Yes, some people have expert knowledge, experience and skills. But for you to benefit the most from what they have to offer, it must be shared in ways that respect and promote your freedom.

Whether at work, at home, or when we’re seeking help with healing, relationships with people who respect our freedom, as well as our values and and our capacity to be competent and effective in the world, are the most healing – and fulfilling – relationships we can have.

You deserve such relationships in your life. Keep going until you find and benefit from them.

 

Science on Freedom & Well-Being

The most effective and helpful relationships are those that respect your freedom.

Drs. Ed Deci and Richard Ryan are psychologists who have done the most to prove that freedom is a basic human need.

Of course, we don’t need scientists to tell us that freedom is important. It’s recognized around the world as a central human right. But science can show things we might not expect about the importance of freedom in our personal and work lives. It can show the all-too-common ways that controlling rewards and punishments undermine the freedom of children and adults, and the consequences for their well-being.

Numerous studies by Deci, Ryan, and other researchers have proven the benefits of having one’s freedom supported and promoted, as well as the costs of being manipulated or dominated with rewards or punishments and the costs of falling into the traps of rebellion and compliance.

Although they haven’t focused on how child abuse and exploitation undermine the development of healthy freedom, their work definitely sheds light on this issue.

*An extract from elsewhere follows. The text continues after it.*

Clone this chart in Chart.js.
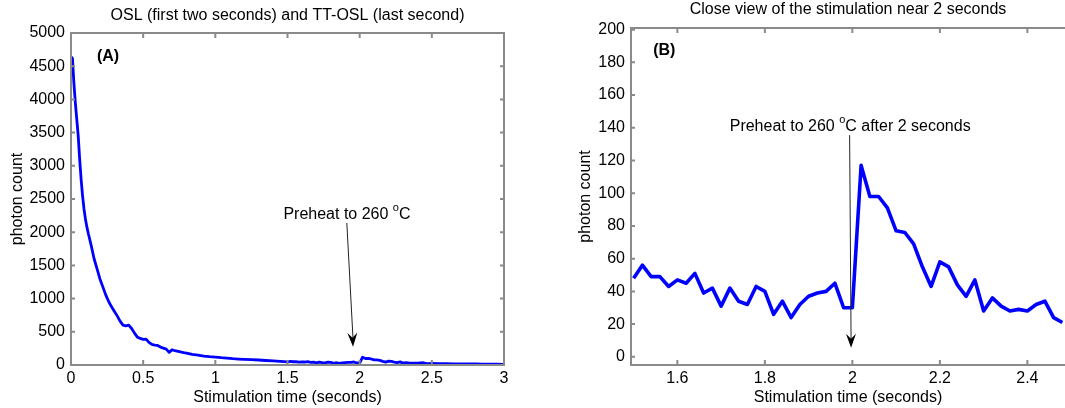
<!DOCTYPE html>
<html>
<head>
<meta charset="utf-8">
<script src="https://cdn.jsdelivr.net/npm/chart.js@4.4.1/dist/chart.umd.min.js"></script>
<style>
  body { margin: 0; background: #fff; }
  #wrapA { position: absolute; left: 0; top: 0; width: 540px; height: 408px; }
  #wrapB { position: absolute; left: 540px; top: 0; width: 525px; height: 408px; }
</style>
</head>
<body>
<div id="wrapA"><canvas id="chartA" width="540" height="408"></canvas></div>
<div id="wrapB"><canvas id="chartB" width="525" height="408"></canvas></div>
<script>
// ---- data ----
// (A) full record, 0 - 3 s
const timeA = [0, 0.01, 0.02, 0.03, 0.04, 0.05, 0.06, 0.07, 0.08, 0.09, 0.10, 0.11, 0.12, 0.14, 0.16, 0.18,
  0.20, 0.22, 0.24, 0.26, 0.28, 0.30, 0.32, 0.34, 0.36, 0.38, 0.40, 0.42, 0.44, 0.46, 0.48, 0.50,
  0.52, 0.54, 0.56, 0.58, 0.60, 0.62, 0.64, 0.66, 0.68, 0.70, 0.72, 0.75, 0.78, 0.80, 0.84, 0.88,
  0.92, 0.96, 1.00, 1.04, 1.08, 1.12, 1.16, 1.20, 1.25, 1.30, 1.35, 1.40, 1.45,
  1.50, 1.52, 1.54, 1.56, 1.58, 1.60, 1.62, 1.64, 1.66, 1.68, 1.70, 1.72, 1.74, 1.76, 1.78, 1.80,
  1.82, 1.84, 1.86, 1.88, 1.90, 1.92, 1.94, 1.96, 1.98, 2.00, 2.02, 2.04, 2.06, 2.08, 2.10, 2.12,
  2.14, 2.16, 2.18, 2.20, 2.22, 2.24, 2.26, 2.28, 2.30, 2.32, 2.34, 2.36, 2.38, 2.40, 2.42, 2.44,
  2.46, 2.48, 2.50, 2.55, 2.60, 2.65, 2.70, 2.75, 2.80, 2.85, 2.90, 2.95, 3.00];
const countA = [4640, 4620, 4250, 3950, 3700, 3450, 3100, 2800, 2550, 2350, 2200, 2080, 1980, 1800, 1600, 1450,
  1300, 1180, 1060, 960, 880, 810, 740, 660, 600, 590, 600, 550, 480, 420, 400, 385,
  390, 340, 310, 300, 295, 270, 255, 240, 190, 230, 215, 200, 185, 180, 160, 150,
  135, 125, 120, 110, 105, 95, 90, 85, 80, 75, 68, 62, 55,
  48, 56, 49, 49, 43, 47, 45, 51, 39, 42, 31, 42, 34, 32, 43, 40,
  26, 34, 24, 32, 37, 39, 40, 45, 30, 30, 117, 98, 98, 91, 77, 76,
  69, 55, 43, 58, 55, 44, 37, 47, 28, 36, 31, 28, 29, 28, 32, 34,
  24, 21, 25, 22, 20, 18, 17, 16, 15, 14, 12, 11, 10];

// (B) close view around 2 s
const timeB = [1.50, 1.52, 1.54, 1.56, 1.58, 1.60, 1.62, 1.64, 1.66, 1.68, 1.70, 1.72, 1.74, 1.76, 1.78, 1.80,
  1.82, 1.84, 1.86, 1.88, 1.90, 1.92, 1.94, 1.96, 1.98, 2.00, 2.02, 2.04, 2.06, 2.08, 2.10, 2.12,
  2.14, 2.16, 2.18, 2.20, 2.22, 2.24, 2.26, 2.28, 2.30, 2.32, 2.34, 2.36, 2.38, 2.40, 2.42, 2.44,
  2.46, 2.48];
const countB = [48, 56, 49, 49, 43, 47, 45, 51, 39, 42, 31, 42, 34, 32, 43, 40,
  26, 34, 24, 32, 37, 39, 40, 45, 30, 30, 117, 98, 98, 91, 77, 76,
  69, 55, 43, 58, 55, 44, 37, 47, 28, 36, 31, 28, 29, 28, 32, 34,
  24, 21];

const xTicksA = [0, 0.5, 1, 1.5, 2, 2.5, 3];
const yTicksA = [0, 500, 1000, 1500, 2000, 2500, 3000, 3500, 4000, 4500, 5000];
const xTicksB = [1.6, 1.8, 2, 2.2, 2.4];
const yTicksB = [0, 20, 40, 60, 80, 100, 120, 140, 160, 180, 200];

const FONT = "'Liberation Sans', Arial, sans-serif";
const AXIS_GRAY = "#8a8a8a";
Chart.defaults.font.family = FONT;
Chart.defaults.font.size = 16;
Chart.defaults.color = "#000";

function toPoints(xs, ys) {
    return xs.map((x, i) => ({ x: x, y: ys[i] }));
}

// box round the plot with inward tick marks, title, panel letter and arrow note
const figurePlugin = {
    id: "figure",
    afterDatasetsDraw(chart, args, opts) {
        const { ctx, chartArea: a, scales: { x, y } } = chart;
        ctx.save();

        // frame
        ctx.strokeStyle = AXIS_GRAY;
        ctx.lineWidth = 2;
        ctx.beginPath();
        if (opts.rightSide) {
            ctx.rect(a.left, a.top, a.right - a.left, a.bottom - a.top);
        } else {
            ctx.moveTo(a.right, a.top);
            ctx.lineTo(a.left, a.top);
            ctx.lineTo(a.left, a.bottom);
            ctx.lineTo(a.right, a.bottom);
        }
        ctx.stroke();

        // tick marks pointing inward
        ctx.beginPath();
        x.ticks.forEach(t => {
            const px = x.getPixelForValue(t.value);
            ctx.moveTo(px, a.bottom); ctx.lineTo(px, a.bottom - 5);
            ctx.moveTo(px, a.top); ctx.lineTo(px, a.top + 5);
        });
        y.ticks.forEach(t => {
            const py = y.getPixelForValue(t.value);
            ctx.moveTo(a.left, py); ctx.lineTo(a.left + 4, py);
            if (opts.rightSide) { ctx.moveTo(a.right, py); ctx.lineTo(a.right - 4, py); }
        });
        ctx.stroke();

        // title
        ctx.fillStyle = "#000";
        ctx.font = "16px " + FONT;
        ctx.textAlign = "center";
        ctx.textBaseline = "middle";
        ctx.fillText(opts.title, (a.left + a.right) / 2, opts.titleY);

        // panel letter
        ctx.font = "bold 16px " + FONT;
        ctx.textAlign = "left";
        ctx.fillText(opts.letter.text, x.getPixelForValue(opts.letter.x), y.getPixelForValue(opts.letter.y));

        // note with superscript degree sign
        const n = opts.note;
        const cx = x.getPixelForValue(n.x), cy = y.getPixelForValue(n.y);
        ctx.font = "16px " + FONT;
        const w1 = ctx.measureText(n.before).width;
        const w3 = ctx.measureText(n.after).width;
        ctx.font = "11px " + FONT;
        const w2 = ctx.measureText("o").width;
        let sx = cx - (w1 + w2 + w3) / 2;
        ctx.font = "16px " + FONT;
        ctx.fillText(n.before, sx, cy);
        ctx.font = "11px " + FONT;
        ctx.fillText("o", sx + w1, cy - 6);
        ctx.font = "16px " + FONT;
        ctx.fillText(n.after, sx + w1 + w2, cy);

        // arrow
        const x0 = x.getPixelForValue(n.fromX), y0 = y.getPixelForValue(n.fromY);
        const x1 = x.getPixelForValue(n.toX), y1 = y.getPixelForValue(n.toY);
        ctx.strokeStyle = "#222";
        ctx.lineWidth = 1;
        ctx.beginPath();
        ctx.moveTo(x0, y0); ctx.lineTo(x1, y1 - 8);
        ctx.stroke();
        const ang = Math.atan2(y1 - y0, x1 - x0);
        const len = 14, half = 5, notch = 9;
        ctx.translate(x1, y1);
        ctx.rotate(ang);
        ctx.fillStyle = "#000";
        ctx.beginPath();
        ctx.moveTo(0, 0);
        ctx.lineTo(-len, -half);
        ctx.lineTo(-notch, 0);
        ctx.lineTo(-len, half);
        ctx.closePath();
        ctx.fill();

        ctx.restore();
    }
};

function makeChart(id, cfg) {
    const ctx = document.getElementById(id).getContext("2d");
    return new Chart(ctx, {
        type: "line",
        data: {
            datasets: [{
                data: toPoints(cfg.xs, cfg.ys),
                borderColor: "#0000ff",
                borderWidth: cfg.lineWidth,
                pointRadius: 0,
                tension: 0,
                borderJoinStyle: "round",
                fill: false
            }]
        },
        options: {
            responsive: false,
            animation: false,
            devicePixelRatio: 1,
            events: [],
            layout: { padding: { left: 0, right: cfg.padRight, top: cfg.padTop, bottom: 0 } },
            plugins: {
                legend: { display: false },
                tooltip: { enabled: false },
                figure: cfg.figure
            },
            scales: {
                x: {
                    type: "linear",
                    min: cfg.xMin,
                    max: cfg.xMax,
                    afterBuildTicks: s => { s.ticks = cfg.xTicks.map(v => ({ value: v })); },
                    afterFit: s => { s.height = 43; },
                    grid: { display: false, drawTicks: false },
                    border: { display: false },
                    ticks: { padding: 4, maxRotation: 0, autoSkip: false, callback: v => String(v) },
                    title: { display: true, text: "Stimulation time (seconds)", padding: { top: 0, bottom: 1 } }
                },
                y: {
                    type: "linear",
                    min: cfg.yMin,
                    max: cfg.yMax,
                    afterBuildTicks: s => { s.ticks = cfg.yTicks.map(v => ({ value: v })); },
                    afterFit: s => { s.width = cfg.yWidth; },
                    grid: { display: false, drawTicks: false },
                    border: { display: false },
                    ticks: { padding: 6, autoSkip: false, callback: v => String(v) },
                    title: { display: true, text: "photon count", padding: { top: cfg.yTitlePad, bottom: 0 } }
                }
            }
        },
        plugins: [figurePlugin]
    });
}

makeChart("chartA", {
    xs: timeA, ys: countA, lineWidth: 2.8,
    xMin: 0, xMax: 3, yMin: 0, yMax: 5000,
    xTicks: xTicksA, yTicks: yTicksA,
    padRight: 36, padTop: 33, yWidth: 71, yTitlePad: 7.5,
    figure: {
        rightSide: true,
        title: "OSL (first two seconds) and TT-OSL (last second)",
        titleY: 15.5,
        letter: { text: "(A)", x: 0.18, y: 4650 },
        note: { before: "Preheat to 260 ", after: "C", x: 1.912, y: 2268,
                fromX: 1.911, fromY: 2139, toX: 1.954, toY: 274 }
    }
});

makeChart("chartB", {
    xs: timeB, ys: countB, lineWidth: 3.6,
    xMin: 1.494, xMax: 2.486, yMin: -5, yMax: 201,
    xTicks: xTicksB, yTicks: yTicksB,
    padRight: 0, padTop: 28, yWidth: 91, yTitlePad: 35.5,
    figure: {
        rightSide: false,
        title: "Close view of the stimulation near 2 seconds",
        titleY: 9.5,
        letter: { text: "(B)", x: 1.5446, y: 187 },
        note: { before: "Preheat to 260 ", after: "C after 2 seconds", x: 1.995, y: 141,
                fromX: 1.9937, fromY: 135.5, toX: 1.997, toY: 5.5 }
    }
});
</script>
</body>
</html>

See the Wikipedia entry on their “self-determination theory” of human motivation and well-being, and Deci’s book for the general public, Why We Do What We Do. In the book Deci provides tons of evidence for the benefits – not only to general well-being but to learning, moral behavior, creativity, and productivity – that come when people in “one-up positions” (e.g. parents, teachers, supervisors) respect, support and promote the freedom and competence of those over whom they have influence and power.